Recently, I saw a news report about a growing problem in the air ambulance industry: Patients who are too big to fly. We've touched on this problem in the past, when we wrote about a woman traveling from Hungary to the U.S. who was denied boarding on a commercial flight because of her weight and other heart problems. But overweight patients can also present challenges for operators of both helicopter and fixed-wing air ambulances.
The article discussed several situations where heavy patients, usually weighing 280 to 300 pounds or more, couldn't be transported via air ambulance. According to some estimates, roughly 1% of potential air ambulance patients are denied transport because of their weight – or 5,000 every year.
Often, it appears there is no clear dividing line that separates a patient who is too big to fly from one who is not. However, multiple factors come into play in making this decision. The size of the aircraft, amount of fuel on board, and the weather can affect the decision about whether it's safe to take off.
There is a point at which the weight, height and air craft simply cannot accommodate the patient.
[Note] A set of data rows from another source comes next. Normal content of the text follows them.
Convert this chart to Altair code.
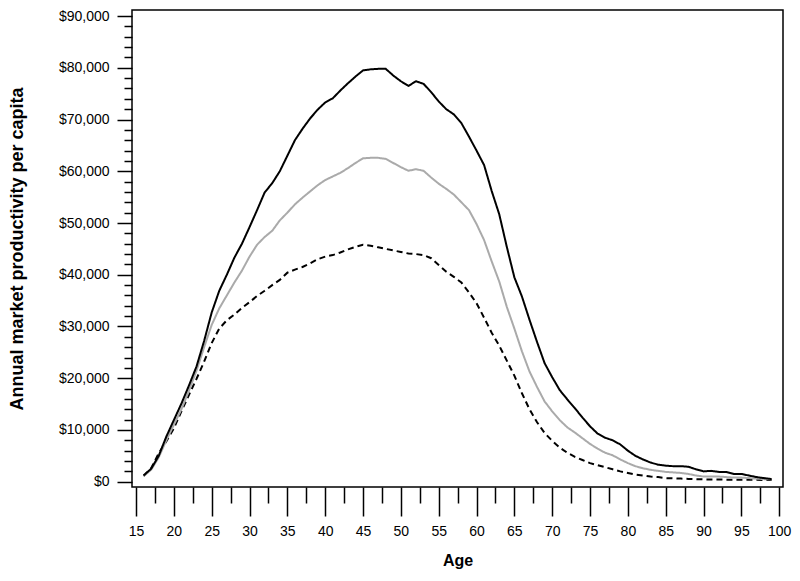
import altair as alt
import pandas as pd

ages = list(range(16, 100))

upper = [1200, 2500, 5000, 8700, 11900, 15100, 18600, 22300, 27200, 32700,
         36900, 40000, 43300, 46000, 49200, 52500, 55900, 57700, 60000, 63000,
         66000, 68200, 70200, 71900, 73300, 74100, 75600, 77000, 78300, 79500,
         79700, 79800, 79800, 78500, 77400, 76500, 77400, 76900, 75300, 73500,
         72000, 71000, 69300, 66700, 64000, 61200, 56200, 51700, 45400, 39500,
         35800, 31300, 27000, 22900, 20200, 17700, 15900, 14200, 12400, 10700,
         9300, 8500, 8000, 7200, 6000, 5000, 4300, 3700, 3300, 3100,
         3000, 3000, 2900, 2400, 2000, 2100, 1900, 1900, 1500, 1500,
         1200, 900, 700, 500]

middle = [1100, 2300, 4700, 8000, 11000, 14000, 17600, 21500, 26000, 30300,
          33500, 36000, 38500, 40800, 43500, 45800, 47300, 48500, 50500, 52000,
          53600, 54900, 56100, 57300, 58300, 59000, 59700, 60600, 61600, 62500,
          62600, 62600, 62400, 61600, 60800, 60100, 60400, 60100, 58800, 57600,
          56600, 55500, 54000, 52500, 49800, 46700, 42600, 38700, 33800, 29600,
          25200, 21300, 18300, 15500, 13600, 11900, 10500, 9500, 8400, 7300,
          6400, 5600, 5100, 4300, 3600, 3000, 2600, 2300, 2100, 1900,
          1800, 1700, 1500, 1200, 1000, 1000, 1000, 900, 800, 800,
          700, 600, 500, 450]

lower = [1100, 2600, 5500, 7800, 10300, 13600, 16800, 19900, 23200, 26800,
         29600, 31200, 32300, 33600, 34700, 35900, 36900, 38000, 39000, 40400,
         41000, 41500, 42200, 43000, 43500, 43800, 44300, 44900, 45400, 45800,
         45600, 45300, 45000, 44700, 44400, 44100, 44000, 43800, 43200, 41900,
         40600, 39600, 38500, 36600, 34500, 31700, 28800, 26300, 23400, 20500,
         17100, 14000, 11500, 9400, 7900, 6600, 5600, 4800, 4200, 3600,
         3200, 2800, 2400, 2000, 1700, 1400, 1200, 1000, 900, 700,
         650, 600, 550, 500, 460, 440, 420, 400, 390, 380,
         370, 360, 350, 350]

series_names = ["lower", "middle", "upper"]
series_colors = ["#000000", "#aaaaaa", "#000000"]
series_dashes = [[6, 4], [1, 0], [1, 0]]

x_major = [15, 20, 25, 30, 35, 40, 45, 50, 55, 60, 65, 70, 75, 80, 85, 90, 95, 100]
x_minor = [v + 2.5 for v in x_major[:-1]]
y_major = [0, 10000, 20000, 30000, 40000, 50000, 60000, 70000, 80000, 90000]
y_minor = [v for v in range(0, 90001, 2000) if v % 10000 != 0]

rows = []
for name, vals in zip(series_names, [lower, middle, upper]):
    for a, v in zip(ages, vals):
        rows.append({"age": a, "value": v, "series": name})
df = pd.DataFrame(rows)

FONT = "Liberation Sans"
x_scale = alt.Scale(domain=[14.47, 100.5], nice=False, zero=False)
y_scale = alt.Scale(domain=[-1020, 91170], nice=False, zero=False)

lines = alt.Chart(df).mark_line(strokeWidth=2).encode(
    x=alt.X("age:Q", scale=x_scale, axis=alt.Axis(
        values=x_major, tickSize=29, tickWidth=1.5, tickColor="black",
        labelFontSize=14, labelPadding=8, labelColor="black", labelFont=FONT,
        labelFlush=False, labelOverlap=False, domain=False, grid=False,
        orient="bottom", title="Age", titleFont=FONT, titleFontSize=16,
        titleFontWeight="bold", titleColor="black", titleY=78,
        titleBaseline="alphabetic")),
    y=alt.Y("value:Q", scale=y_scale, axis=alt.Axis(
        values=y_major, format="$,.0f", tickSize=15, tickWidth=1.5,
        tickColor="black", labelFontSize=14, labelPadding=8, labelColor="black",
        labelFont=FONT, labelFlush=False, labelOverlap=False, domain=False,
        grid=False, orient="left", title="Annual market productivity per capita",
        titleFont=FONT, titleFontSize=18, titleFontWeight="bold",
        titleColor="black", titleX=-110, titleBaseline="alphabetic")),
    color=alt.Color("series:N", scale=alt.Scale(domain=series_names, range=series_colors), legend=None),
    strokeDash=alt.StrokeDash("series:N", scale=alt.Scale(domain=series_names, range=series_dashes), legend=None),
    order=alt.Order("age:Q"),
)

minor = alt.Chart(df).mark_line(strokeOpacity=0).encode(
    x=alt.X("age:Q", scale=x_scale, title="", axis=alt.Axis(
        values=x_minor, tickSize=16, tickWidth=1.5, tickColor="black",
        labels=False, domain=False, grid=False, orient="bottom")),
    y=alt.Y("value:Q", scale=y_scale, title="", axis=alt.Axis(
        values=y_minor, tickSize=8, tickWidth=1.5, tickColor="black",
        labels=False, domain=False, grid=False, orient="left")),
    detail="series:N",
)

chart = alt.layer(minor, lines).resolve_axis(
    x="independent", y="independent"
).properties(
    width=651, height=477,
    autosize=alt.AutoSizeParams(type="none"),
    padding={"left": 124, "top": 2, "right": 9, "bottom": 84},
).configure_view(stroke="black", strokeWidth=1.5)

chart.save("out.html", embed_options={"renderer": "svg", "actions": False})
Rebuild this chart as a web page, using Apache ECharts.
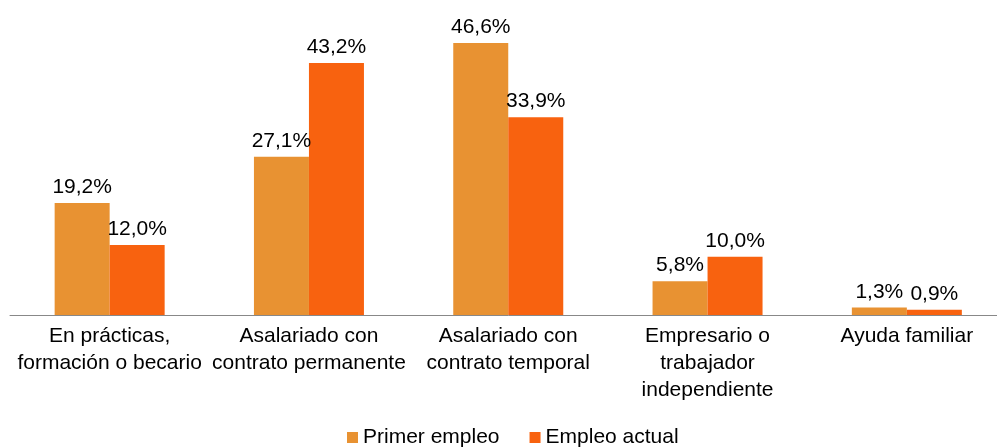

In a helicopter, the weight of the pilot, equipment, nurse medic and a patient's weight up to 275 pounds can be accommodated, however the patient's girth may make a helicopter trip unrealistic. In addition, the positioning of an obese patient, lying flat with their weight pushing against organs can make any current medical condition worse.
In an air ambulance setting, each aircraft has set guidelines regarding patient's weight and size. Again, patient girth becomes a factor if the patient is unable to fit safely through the door or if lying down will have a negative impact on their health, well-being and comfort. If a patient's girth precludes them from traveling in a helicopter or air ambulance, a bariatric patient may travel via ground medical motorcoach in a bariatric configured unit where the back end of the motor coach opens.
At MedFlight911, we treat obese patients the same way we would any other patient: We do everything we need to get them safely to where they need to be. Because we're not dealing with emergency situations, we have more flexibility when arranging a transport.. Or, if time is less of a concern, we might suggest transport via a bariatric configured medical motor coach. Each situation is different, but we are usually able to find a solution that gets the patient to their ultimate destination.
Many people in the U.S. are obese – more than one third, according to the Centers for Disease Control and Prevention – and that percentage is likely to increase in the future. These people need medical care just like everyone else, and we must find ways to accommodate their needs. As air ambulance medical professionals, it's our job to provide care to all patients, and we are focused on finding ways to efficiently and effectively care for everyone we serve, no matter their size.